Where the word "size" occurs in a line, return that line.

——

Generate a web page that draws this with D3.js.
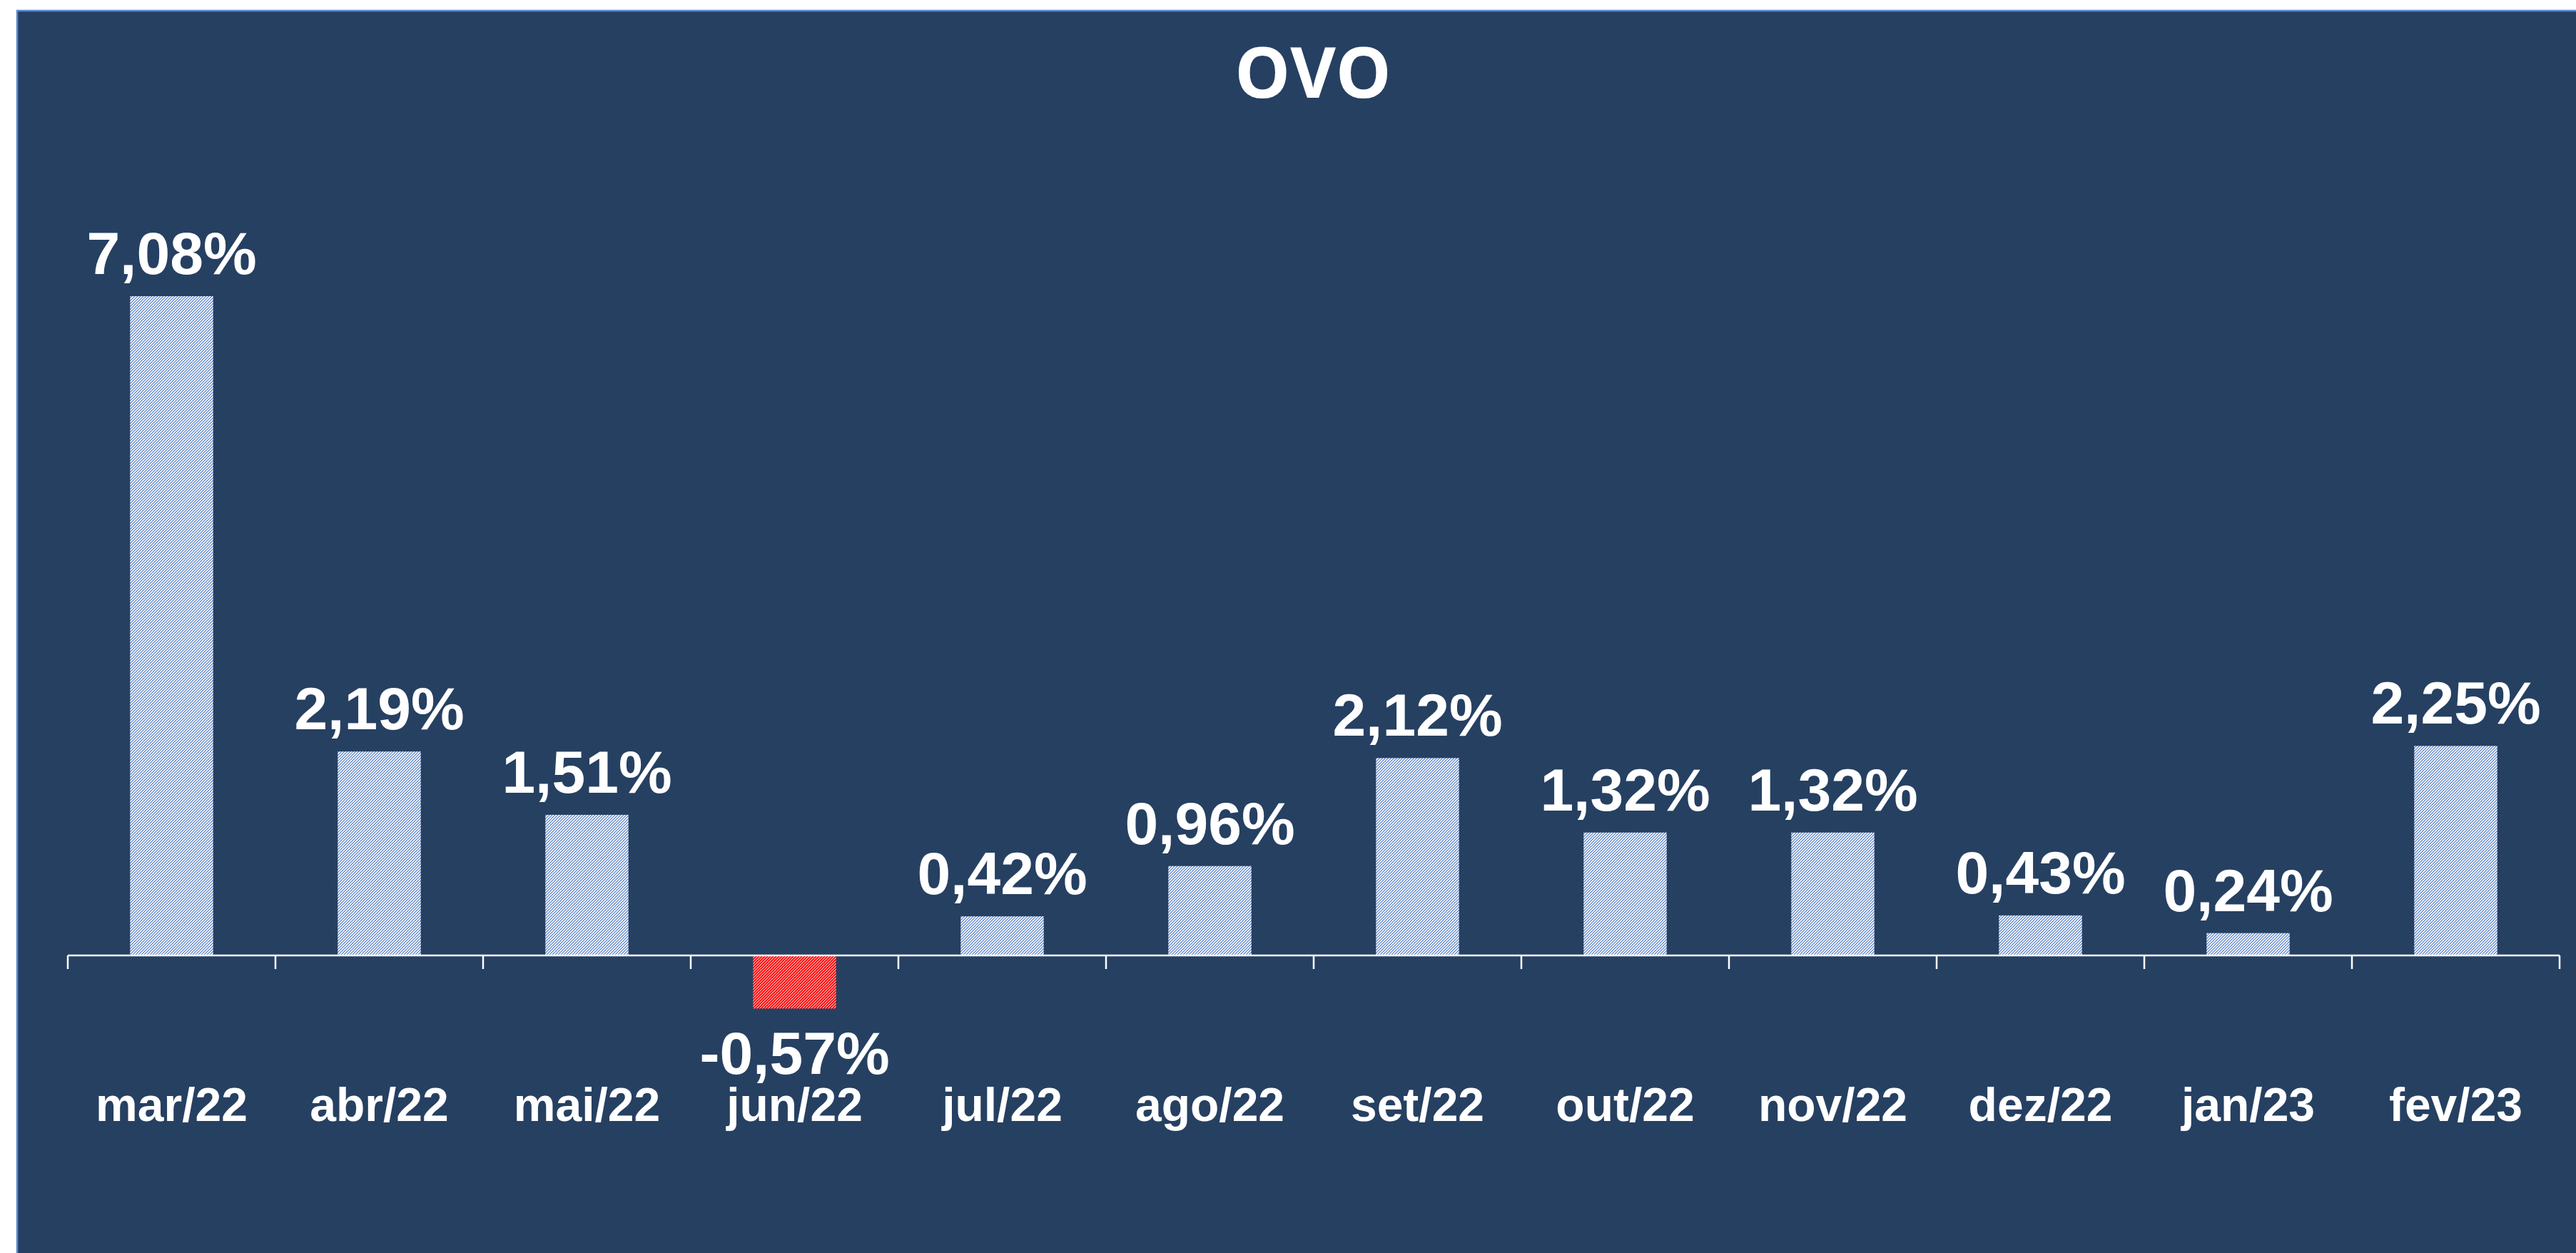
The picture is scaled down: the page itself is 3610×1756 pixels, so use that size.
<!DOCTYPE html>
<html>
<head>
<meta charset="utf-8">
<script src="https://cdn.jsdelivr.net/npm/d3@7"></script>
<style>
  html, body { margin: 0; padding: 0; background: #ffffff; }
  svg { display: block; }
</style>
</head>
<body>
<svg id="chart" width="3610" height="1756"></svg>
<script>
const title = "OVO";
const categories = ["mar/22","abr/22","mai/22","jun/22","jul/22","ago/22","set/22","out/22","nov/22","dez/22","jan/23","fev/23"];
const values = [7.08, 2.19, 1.51, -0.57, 0.42, 0.96, 2.12, 1.32, 1.32, 0.43, 0.24, 2.25];
const valueLabels = ["7,08%","2,19%","1,51%","-0,57%","0,42%","0,96%","2,12%","1,32%","1,32%","0,43%","0,24%","2,25%"];

const W = 3610, H = 1756;
const svg = d3.select("#chart");

const defs = svg.append("defs");
const pb = defs.append("pattern").attr("id", "hatchBlue").attr("patternUnits", "userSpaceOnUse")
  .attr("width", 4).attr("height", 4);
pb.append("rect").attr("width", 4).attr("height", 4).attr("fill", "#ffffff");
pb.append("path").attr("d", "M0,4 L4,0 M-1,1 L1,-1 M3,5 L5,3").attr("stroke", "#4472C4").attr("stroke-width", 1.1);
const pr = defs.append("pattern").attr("id", "hatchRed").attr("patternUnits", "userSpaceOnUse")
  .attr("width", 4).attr("height", 4);
pr.append("rect").attr("width", 4).attr("height", 4).attr("fill", "#ffffff");
pr.append("path").attr("d", "M0,4 L4,0 M-1,1 L1,-1 M3,5 L5,3").attr("stroke", "#ff0000").attr("stroke-width", 2);

// background panel
svg.append("rect").attr("x", 24).attr("y", 15).attr("width", W - 24).attr("height", H - 15)
  .attr("fill", "#264062");
svg.append("path").attr("d", `M24,${H} L24,15 L${W},15`).attr("fill", "none")
  .attr("stroke", "#5B8BD3").attr("stroke-width", 2.5);

const x = d3.scaleBand().domain(categories).range([95, 3587]).paddingInner(0.6).paddingOuter(0.3);
const y = d3.scaleLinear().domain([-1, 8]).range([1339 + 130.5, 1339 - 8 * 130.5]);

// title
svg.append("text").attr("x", 1840).attr("y", 137).attr("text-anchor", "middle")
  .attr("font-family", "'Open Sans', sans-serif").attr("font-weight", 700)
  .attr("font-size", 98).attr("fill", "#ffffff").text(title);

// bars
const data = categories.map((c, i) => ({ c, v: values[i], l: valueLabels[i] }));
svg.append("g").selectAll("rect").data(data).join("rect")
  .attr("x", d => x(d.c))
  .attr("width", x.bandwidth())
  .attr("y", d => y(Math.max(0, d.v)))
  .attr("height", d => Math.abs(y(d.v) - y(0)))
  .attr("fill", d => d.v < 0 ? "url(#hatchRed)" : "url(#hatchBlue)");

// axis line and ticks
const step = x.step();
const zeroY = y(0);
const axisG = svg.append("g").attr("stroke", "#ffffff").attr("stroke-width", 2.5);
axisG.append("line").attr("x1", x.range()[0]).attr("x2", x.range()[1]).attr("y1", zeroY).attr("y2", zeroY);
const bounds = categories.map(c => x(c) - step * x.paddingInner() / 2 - step * (x.paddingOuter() - x.paddingInner() / 2) * 0);
const boundaryXs = d3.range(categories.length + 1).map(i => x.range()[0] + i * step);
axisG.selectAll("line.tick").data(boundaryXs).join("line").attr("class", "tick")
  .attr("x1", d => d).attr("x2", d => d).attr("y1", zeroY).attr("y2", zeroY + 19);

// value labels
svg.append("g").selectAll("text").data(data).join("text")
  .attr("x", d => x(d.c) + x.bandwidth() / 2)
  .attr("y", d => d.v >= 0 ? y(d.v) - 31 : y(d.v) + 92)
  .attr("text-anchor", "middle")
  .attr("font-family", "'Liberation Sans', Arial, sans-serif").attr("font-weight", 700)
  .attr("font-size", 84).attr("fill", "#ffffff")
  .text(d => d.l);

// category labels
svg.append("g").selectAll("text").data(categories).join("text")
  .attr("x", d => x(d) + x.bandwidth() / 2)
  .attr("y", 1571)
  .attr("text-anchor", "middle")
  .attr("font-family", "'Liberation Sans', Arial, sans-serif").attr("font-weight", 700)
  .attr("font-size", 66).attr("fill", "#ffffff")
  .text(d => d);
</script>
</body>
</html>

——

[Written response]
The picture is scaled down: the page itself is 3610×1756 pixels, so use that size.
  .attr("font-size", 98).attr("fill", "#ffffff").text(title);
  .attr("font-size", 84).attr("fill", "#ffffff")
  .attr("font-size", 66).attr("fill", "#ffffff")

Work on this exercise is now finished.